Some readers may also see the name SPHINCS+ in older documents, research material, or vendor discussions. For this learning hub, use SLH-DSA as the standard name.
SLH-DSA is hash-based
The important distinguishing feature is that SLH-DSA is hash-based.
At a high level, it relies on cryptographic hash-function constructions rather than lattice-based assumptions.
This matters because hash-based signatures have a different design history and different implementation trade-offs from lattice-based signatures.
SLH-DSA does not use the same lattice-based approach as ML-DSA. It builds signatures from hash-based constructions.
Hash Foundation, Without a Hash-Tree Tutorial
This MVP does not include a separate hash function page, so the needed context is included directly inside the SLH-DSA page.
Hash function
A one-way function that turns input data into a fixed-size output.
One-way property
It should be hard to reconstruct the original input from the hash output.
Collision resistance
It should be hard to find two different inputs with the same hash output.
Hash-based signatures
Signature constructions that use hash functions as core building blocks.
This is not the full algorithm. It is the mental model.
What Stateless Means
Hash-based signatures can be stateful or stateless.
Stateful schemes require careful tracking of signing state. If signing state is reused incorrectly, security can fail.
SLH-DSA is stateless. For this page, the simple meaning is that SLH-DSA avoids requiring the signer to maintain a fragile per-signature state counter.
That does not mean implementation is trivial. Teams still need correct implementation, secure key management, tested libraries, and careful integration.
What Actually Moves or Gets Stored?
Private signing key
Signer keeps it secret and uses it to create signatures.
Public verification key
Can be shared and used to verify signatures.
Data
The content being signed, sent, stored, published, installed, or processed.
Signature
Travels or is stored with the data and allows verification.
SLH-DSA does not encrypt the data. It helps verify authenticity and integrity.

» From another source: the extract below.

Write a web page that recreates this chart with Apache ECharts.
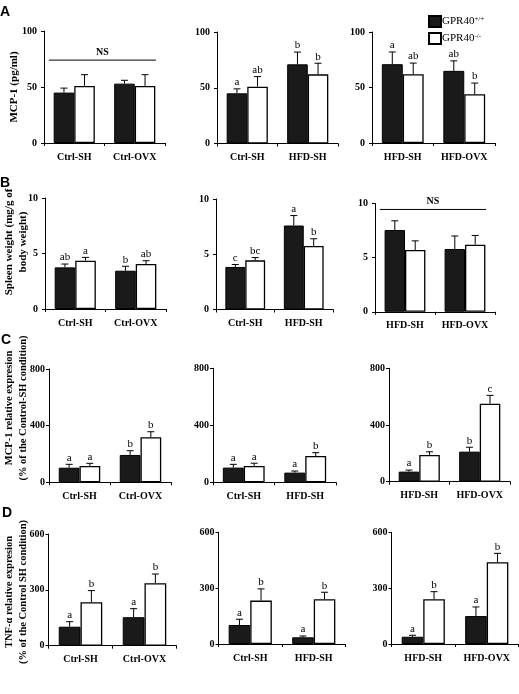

Parameter Sets Without Going Too Deep
SLH-DSA has multiple approved parameter sets. The practical point is not to memorise all names.
SHA2 or SHAKE
The hash-function family used inside the construction.
128, 192, or 256
Security-strength category.
s variant
Designed for relatively smaller signatures.
f variant
Designed for relatively faster signature generation.
Parameter choices affect security strength, signature size, signing speed, verification behaviour, and implementation fit.
Why SLH-DSA Is Compared with ML-DSA
ML-DSA and SLH-DSA are both post-quantum signature algorithms, but they are not the same design.
ML-DSA
Lattice-based digital signature algorithm defined in FIPS 204.
SLH-DSA
Hash-based digital signature algorithm defined in FIPS 205.
Do not treat this as a winner/loser table. The better question is which signature option fits this system, protocol, ecosystem, and operational requirement.
Why It Matters
SLH-DSA matters because post-quantum migration is not only about ML-KEM and key establishment.
Signatures also need attention
Some systems rely on signatures for trust, authenticity, and tamper detection.
It adds a second signature option
SLH-DSA gives teams another standardised post-quantum signature approach to understand alongside ML-DSA.
The better question is: where do signatures matter in our systems, which signature options are supported, and what are the operational trade-offs?
Practical Example
A vendor roadmap mentions ML-DSA and SLH-DSA
A vendor roadmap mentions support for ML-DSA and SLH-DSA. A weak response would be to ask only which one is stronger.
A better response is to ask which product or service is in scope, whether this is for certificates, code signing, firmware, documents, or another signature use case, which algorithm is supported today, which one is planned, what the signature sizes and performance implications are, which clients or devices must verify the signatures, and how this will be tested and recorded in the cryptographic inventory.
This keeps the discussion practical.
Operational Watch-Outs
Teams should avoid treating SLH-DSA as a simple checkbox.
Signature size
Hash-based signatures can have different size implications from other signature schemes.
Signing speed
Some parameter choices prioritise faster signing, while others prioritise smaller signatures.
Verification environment
Verifiers must support the selected signature approach.
Signing workflow
Signing systems may need tooling and process changes.
Vendor roadmap
Products and platforms may support algorithms at different times.
Long-term trust
Some signed artefacts must remain verifiable for years.
The point is not to make SLH-DSA sound difficult. The point is to show that signature choices affect real systems.
What It Does Not Do
SLH-DSA has a specific role: digital signatures.
What Techies Should Notice
Technical teams do not need to implement SLH-DSA from scratch, but they should understand what changes operationally.
The better question is: how is SLH-DSA integrated, tested, configured, monitored, and supported in the signing and verification workflows we actually use?
Common Misunderstanding
SLH-DSA is simply better or worse than ML-DSA.
SLH-DSA and ML-DSA are different post-quantum signature approaches. The practical choice depends on standards guidance, ecosystem support, implementation fit, performance, size, and the specific system.
What to Remember
One-Sentence Summary
SLH-DSA is the NIST-standardised stateless hash-based post-quantum digital signature algorithm.
Three Key Points
- SLH-DSA is for signatures, not key establishment.
- It is hash-based, while ML-DSA is lattice-based.
- It is stateless, so it does not require fragile per-signature state tracking.
- It is defined in NIST FIPS 205.
- It should be compared with ML-DSA by use case, ecosystem support, size, performance, and operational trade-offs.